Фельдмаршал Миних, отправленный на завоевание Крыма, озаботился в 1736 году приглашением к боевым действиям терско-гребенсих казаков. Их полк соединился с 40-тысячным калмыцким войском хана Дондук-Омбо и двинулся по Кубани. Повеление Миниха разорить тамошних обитателей было исполнено. Зимой, в начале 1737 года, гребенцы и терцы возвратились домой с такой огромной добычей, какой никогда еще не приобретали. Учреждением Моздокской крепости в 1760-х гг. Екатерина II обозначила новую эпоху в кавказской политике.
География сама диктовала дальнейшие действия имперской власти. Чтобы обезопасить южнорусские земли от набегов и разорений, нужен был сплошной оборонительно-сторожевой рубеж от Каспийского до Азовского морей, запиравший Кавказ в его собственных пределах. Этот же рубеж с прилегающими территориями мог служить и плацдармом для вторжений на Кавказ, его предстоящего покорения, если не получится уладиться миром. Г. А. Потёмкин доложил Екатерине II проект об учреждении линии от Моздока до Азова. «Сия Линия имеет простираться от Моздока к Азовской губернии в следующих местах, где построят новые укрепленныя селении, коим примерной план у сего представляется, а именно: 1-е ‒ на Куре, 2-е – на Куре же, 3-е – на Цалуге (Золке), 4-е – на Куме, где и командир вышеописанных укреплений квартиру свою иметь должен; 5-е – на Томузлове, 6-е – на Бейбале, 7-е – на Калаусе, 8-е – на Ташле, 9-е – на Егорлыке, 10-е – в Главном укреплении от Черного леса к Дону, где квартира второй части командиру быть должна, так как все оные на подносимой при сем карте показаны».

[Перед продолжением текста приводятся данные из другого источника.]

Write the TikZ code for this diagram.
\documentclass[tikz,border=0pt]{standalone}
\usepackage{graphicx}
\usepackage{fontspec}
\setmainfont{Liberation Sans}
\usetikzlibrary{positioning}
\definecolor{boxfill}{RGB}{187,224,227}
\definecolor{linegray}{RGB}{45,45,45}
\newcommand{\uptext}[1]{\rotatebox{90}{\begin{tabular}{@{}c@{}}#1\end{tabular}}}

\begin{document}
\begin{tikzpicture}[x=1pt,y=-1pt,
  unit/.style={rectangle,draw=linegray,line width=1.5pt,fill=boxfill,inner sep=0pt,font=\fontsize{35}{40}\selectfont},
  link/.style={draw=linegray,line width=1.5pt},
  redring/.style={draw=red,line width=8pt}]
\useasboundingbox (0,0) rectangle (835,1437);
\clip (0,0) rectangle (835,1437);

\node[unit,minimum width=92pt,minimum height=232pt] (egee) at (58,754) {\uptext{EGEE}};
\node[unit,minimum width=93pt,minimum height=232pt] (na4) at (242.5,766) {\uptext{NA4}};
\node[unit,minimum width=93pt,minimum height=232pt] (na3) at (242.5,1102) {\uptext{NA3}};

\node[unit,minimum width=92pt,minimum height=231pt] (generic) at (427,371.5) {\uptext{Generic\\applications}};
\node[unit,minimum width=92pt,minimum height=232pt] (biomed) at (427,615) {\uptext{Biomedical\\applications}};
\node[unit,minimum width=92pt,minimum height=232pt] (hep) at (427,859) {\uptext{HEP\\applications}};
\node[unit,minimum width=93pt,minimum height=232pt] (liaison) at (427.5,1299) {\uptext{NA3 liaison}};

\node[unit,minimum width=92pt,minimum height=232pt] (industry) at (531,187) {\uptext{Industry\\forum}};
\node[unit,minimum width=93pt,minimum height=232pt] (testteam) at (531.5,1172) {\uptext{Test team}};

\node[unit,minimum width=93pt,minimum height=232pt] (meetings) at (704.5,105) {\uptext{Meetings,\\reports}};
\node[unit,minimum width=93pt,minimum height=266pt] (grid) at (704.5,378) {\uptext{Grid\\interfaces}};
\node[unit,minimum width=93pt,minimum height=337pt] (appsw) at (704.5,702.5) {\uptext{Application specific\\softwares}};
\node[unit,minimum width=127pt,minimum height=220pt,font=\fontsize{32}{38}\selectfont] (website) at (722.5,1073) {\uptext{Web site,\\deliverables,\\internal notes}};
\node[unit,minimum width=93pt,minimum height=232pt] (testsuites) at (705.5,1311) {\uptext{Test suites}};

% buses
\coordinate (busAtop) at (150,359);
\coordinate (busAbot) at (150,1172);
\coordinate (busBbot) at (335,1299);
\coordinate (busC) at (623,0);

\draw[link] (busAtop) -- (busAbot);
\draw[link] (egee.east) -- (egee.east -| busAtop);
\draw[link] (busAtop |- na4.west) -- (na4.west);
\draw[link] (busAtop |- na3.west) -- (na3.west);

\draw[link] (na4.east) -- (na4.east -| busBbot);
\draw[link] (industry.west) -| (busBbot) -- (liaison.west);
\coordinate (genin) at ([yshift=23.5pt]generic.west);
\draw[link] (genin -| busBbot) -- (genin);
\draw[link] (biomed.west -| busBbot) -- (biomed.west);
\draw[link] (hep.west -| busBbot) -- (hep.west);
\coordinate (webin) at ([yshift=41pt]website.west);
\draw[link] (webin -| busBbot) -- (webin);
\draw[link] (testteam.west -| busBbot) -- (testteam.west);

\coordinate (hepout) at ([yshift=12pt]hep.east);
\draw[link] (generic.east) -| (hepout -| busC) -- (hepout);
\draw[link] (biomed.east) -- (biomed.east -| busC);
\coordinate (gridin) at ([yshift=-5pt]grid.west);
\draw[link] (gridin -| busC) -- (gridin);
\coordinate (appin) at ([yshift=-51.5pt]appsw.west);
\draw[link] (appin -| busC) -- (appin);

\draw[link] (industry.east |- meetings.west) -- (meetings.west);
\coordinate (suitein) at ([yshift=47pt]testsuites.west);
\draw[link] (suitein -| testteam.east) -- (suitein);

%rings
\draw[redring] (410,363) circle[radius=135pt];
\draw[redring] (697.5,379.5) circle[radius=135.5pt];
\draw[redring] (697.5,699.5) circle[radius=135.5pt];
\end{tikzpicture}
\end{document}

Последовал высочайший указ, во исполнение которого в 1776—1780-х годах предкавказские степи пересекла Азово-Моздокская укрепленная линия. В неё вошли как старые, так и более 30 новых укреплений. В 1777 году решением правительства на линию было переселено Волжское казачье войско, к ним добавили хопёрских казаков. В составе Терского войска сформировали отдельный Моздокский казачий полк, на него была возложена регулярная пограничная служба. Однако сил не хватало, и кабардинцы, чеченцы, ингуши, закубанские татары, кумыки разбойничали на линии, захватывая местных жителей и угоняя табуны.

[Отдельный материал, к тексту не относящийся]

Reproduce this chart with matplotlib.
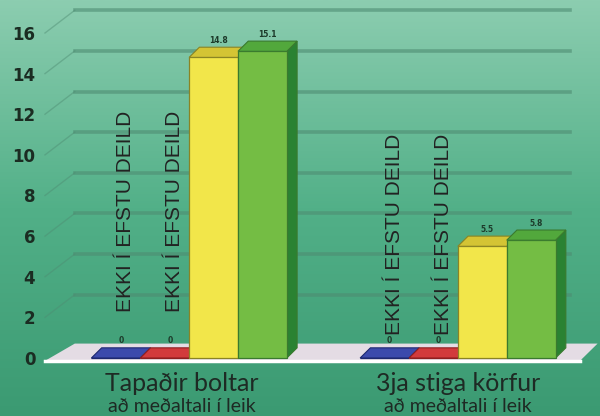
import numpy as np
import matplotlib as mpl
mpl.use('Agg')
import matplotlib.pyplot as plt
from matplotlib.patches import Polygon, Rectangle
from matplotlib.colors import LinearSegmentedColormap
from matplotlib.transforms import blended_transform_factory

# two stat groups, four teams each (first two not in the top league)
categories = ["Tapaðir boltar", "3ja stiga körfur"]
subtitle = "að meðaltali í leik"
group_x = [0.0, 5.5]
values = [[0, 0, 14.8, 15.1],
          [0, 0, 5.5, 5.8]]
value_labels = [["0", "0", "14.8", "15.1"],
                ["0", "0", "5.5", "5.8"]]
missing_note = "EKKI Í EFSTU DEILD"
yticks = list(range(0, 17, 2))

front_cols = ["#2b3590", "#c0282c", "#f2e64a", "#74bd44"]
top_cols = ["#3c4aac", "#d23a3c", "#d4c434", "#52a83c"]
side_cols = ["#1e2870", "#8e1e20", "#b8a82c", "#2a8232"]
edge_cols = ["#1e2870", "#8e1e20", "#8a8424", "#3a7a2e"]

DX, DY = 0.21, 0.5          # bar depth
WX, WY = 0.61, 1.12         # back wall offset
XMIN, XMAX = -1.45, 9.5

fig = plt.figure(figsize=(6, 4.16), dpi=100)

# background gradient
bg = fig.add_axes([0, 0, 1, 1], zorder=-1)
grad = LinearSegmentedColormap.from_list("bg", ["#3b9a72", "#52b088", "#8ccdb0"])
bg.imshow(np.linspace(0, 1, 256).reshape(-1, 1), aspect="auto", cmap=grad,
          origin="lower", extent=[0, 1, 0, 1])
bg.axis("off")

ax = fig.add_axes([45 / 600, 58 / 416, 535 / 600, 325 / 416])
ax.set_facecolor("none")
ax.set_xlim(XMIN, XMAX)
ax.set_ylim(0, 16)
for s in ax.spines.values():
    s.set_visible(False)
ax.set_xticks([])
ax.set_yticks(yticks)
ax.set_yticklabels([str(t) for t in yticks], fontsize=12, fontweight="bold",
                   color="#1b2c22")
ax.tick_params(axis="y", length=0, pad=7)

# back wall grid
for t in yticks[1:]:
    ax.plot([XMIN + WX, 9.3], [t + WY, t + WY], color="#4e8c72", lw=2.6,
            alpha=0.6, clip_on=False, zorder=1)
    ax.plot([XMIN, XMIN + WX], [t, t + WY], color="#4e8c72", lw=1.0,
            alpha=0.45, clip_on=False, zorder=1)

# floor
fy = -0.14
floor = Polygon([(XMIN, fy), (XMAX, fy), (9.86, fy + 0.85), (XMIN + WX, fy + 0.85)],
                closed=True, facecolor="#e4dce4", edgecolor="none",
                clip_on=False, zorder=2)
ax.add_patch(floor)
ax.plot([XMIN, XMAX], [fy, fy], color="white", lw=2.5, clip_on=False, zorder=3)

# 3d bars
z = 4
for g, gx in enumerate(group_x):
    for i, h in enumerate(values[g]):
        x0 = gx + i - 0.5
        x1 = x0 + 1
        ax.add_patch(Polygon([(x1, 0), (x1 + DX, DY), (x1 + DX, h + DY), (x1, h)],
                             facecolor=side_cols[i], edgecolor=edge_cols[i],
                             lw=0.8, clip_on=False, zorder=z))
        ax.add_patch(Rectangle((x0, 0), 1, h, facecolor=front_cols[i],
                               edgecolor=edge_cols[i], lw=0.9, clip_on=False,
                               zorder=z + 0.1))
        ax.add_patch(Polygon([(x0, h), (x1, h), (x1 + DX, h + DY), (x0 + DX, h + DY)],
                             facecolor=top_cols[i], edgecolor=edge_cols[i],
                             lw=0.8, clip_on=False, zorder=z + 0.2))
        ax.text(gx + i + DX / 2, h + DY + 0.12, value_labels[g][i], fontsize=5.5,
                fontweight="bold", color="#1d3a2a", ha="center", va="bottom",
                zorder=z + 0.3)
        z += 1

# notes for teams without data
note_y = [2.27, 1.13]
for g, gx in enumerate(group_x):
    for i in range(2):
        ax.text(gx + i + 0.2, note_y[g], missing_note, rotation=90,
                fontsize=15, family="Liberation Sans", color="#222222",
                ha="center", va="bottom", zorder=20)

# category labels
tr = blended_transform_factory(ax.transData, fig.transFigure)
label_x = [1.35, 5.5 + 1.5]
for cx, name in zip(label_x, categories):
    ax.text(cx, 1 - 391 / 416, name, transform=tr, fontsize=18,
            family="Lato", color="#1e2a24", ha="center", va="baseline")
    ax.text(cx, 1 - 412 / 416, subtitle, transform=tr, fontsize=14,
            family="Lato", color="#1e2a24", ha="center", va="baseline")

fig.savefig("out.png", dpi=100)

Приходилось наряжать усиленные разъезды, устраивать пикеты и секреты, наконец, казаки получили приказ стрелять в любом месте Терека, исключая установленных мест для переезда, в каждого, кто попытается переправляться с правого берега. Именно таким метким выстрелом в переплывающего Терек чеченца в повести «Казаки» Толстой вводит в действие Лукашку ‒ удачливого соперника Оленина в состязании за красавицу Марьяну. Летом 1774 года многотысячное войско кабардинцев и бывшего крымского хана Девлета IV Герея пришло к Моздоку, но крепость устрашила их. Вместо крепости горцы обрушились на станицу Наурскую. Станица тоже была укреплена и оборонялась отрядом атамана И. Д. Савельева. Далее цитирую В.А. Потто: «Был Духов день. Наурскую столицу обложило восьмитысячное скопище татар, кабардинцев и турок под предводительством калги из рода крымских султанов. Строевые казаки еще не возвращались из похода, и дома оставались только старики, женщины, дети и легионная команда. У неприятеля был явный расчет захватить врасплох беззащитных жителей станицы, которая едва только устраивалась, хотя, правда, и была обнесена валом и снабжена орудиями. Неприятель не знал, однако же, с кем будет иметь дело – и встретил небывалое войско с небывалым оружием. Разряженные наурские казачки в красных сарафанах вышли на защиту родного города и отражали неприятельские приступы.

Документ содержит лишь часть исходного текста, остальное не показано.